→ DATASET EXTRACT
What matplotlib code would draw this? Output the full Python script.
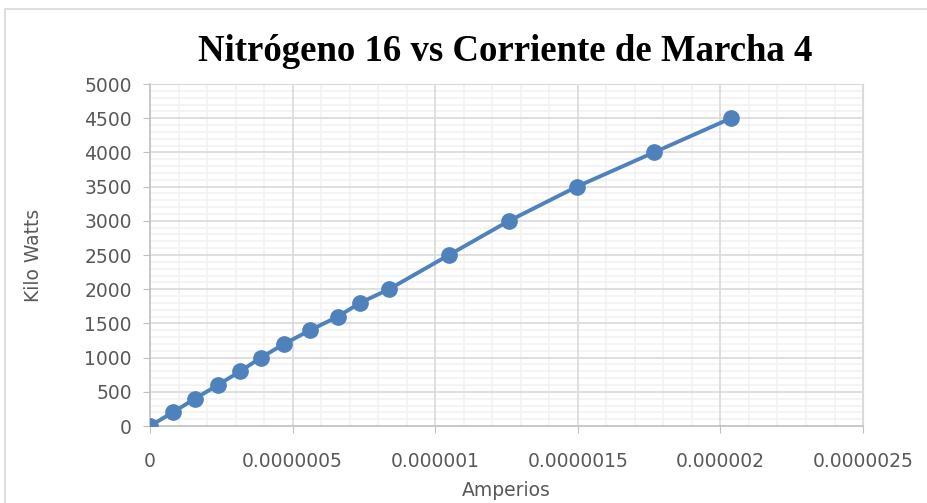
import matplotlib.pyplot as plt
from matplotlib.ticker import MultipleLocator
from matplotlib.patches import Rectangle

# Data
amperios = [0, 8.0e-8, 1.58e-7, 2.38e-7, 3.16e-7, 3.89e-7, 4.70e-7, 5.61e-7,
            6.59e-7, 7.36e-7, 8.38e-7, 1.048e-6, 1.259e-6, 1.497e-6,
            1.767e-6, 2.037e-6]
kilo_watts = [0, 200, 400, 600, 800, 1000, 1200, 1400, 1600, 1800, 2000,
              2500, 3000, 3500, 4000, 4500]
x_ticks = [0, 0.0000005, 0.000001, 0.0000015, 0.000002, 0.0000025]
x_tick_labels = ['0', '0.0000005', '0.000001', '0.0000015', '0.000002', '0.0000025']
y_ticks = list(range(0, 5001, 500))

fig = plt.figure(figsize=(9.27, 5.03), dpi=100)
ax = fig.add_axes([0.1618, 0.153, 0.7692, 0.680])

# chart area border (Excel style)
fig.patches.append(Rectangle((0.005, -0.05), 1.2, 1.032, transform=fig.transFigure,
                             fill=False, edgecolor='#D9D9D9', linewidth=1.2))

ax.plot(amperios, kilo_watts, color='#4F81BD', linewidth=2.8,
        marker='o', markersize=11, zorder=3)

ax.set_xlim(0, 0.0000025)
ax.set_ylim(0, 5000)
ax.set_xticks(x_ticks)
ax.set_xticklabels(x_tick_labels)
ax.set_yticks(y_ticks)
ax.xaxis.set_minor_locator(MultipleLocator(0.0000001))
ax.yaxis.set_minor_locator(MultipleLocator(100))

# minor grid from the axis, major grid drawn on top so it stays continuous
ax.grid(which='minor', color='#F2F2F2', linewidth=1.2)
ax.grid(which='major', visible=False)
ax.set_axisbelow(True)
for xv in x_ticks[1:]:
    ax.axvline(xv, color='#D9D9D9', linewidth=1.2, zorder=1)
for yv in y_ticks[1:]:
    ax.axhline(yv, color='#D9D9D9', linewidth=1.2, zorder=1)

for side in ['top', 'right']:
    ax.spines[side].set_color('#D9D9D9')
for side in ['left', 'bottom']:
    ax.spines[side].set_color('#BFBFBF')
    ax.spines[side].set_linewidth(1.2)

ax.tick_params(which='major', direction='out', length=5, color='#BFBFBF',
               labelsize=13.5, labelcolor='#595959', pad=8)
ax.tick_params(axis='x', which='major', pad=14)
ax.tick_params(which='minor', length=0)

ax.set_xlabel('Amperios', fontsize=13.5, color='#595959', labelpad=7)
ax.set_ylabel('Kilo Watts', fontsize=13.5, color='#595959', labelpad=30)

fig.text(0.545, 0.897, 'Nitrógeno 16 vs Corriente de Marcha 4',
         family='Liberation Serif', fontweight='bold', fontsize=26.5,
         ha='center', va='center')

plt.savefig('out.png', dpi=100)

→ WHAT YOU WILL DO
Pictures stay out. Print the data exactly, from its first line through the line containing "from matplotlib.patches import Rectangle".

→ RESPONSE TO THE EXERCISE
What matplotlib code would draw this? Output the full Python script.
import matplotlib.pyplot as plt
from matplotlib.ticker import MultipleLocator
from matplotlib.patches import Rectangle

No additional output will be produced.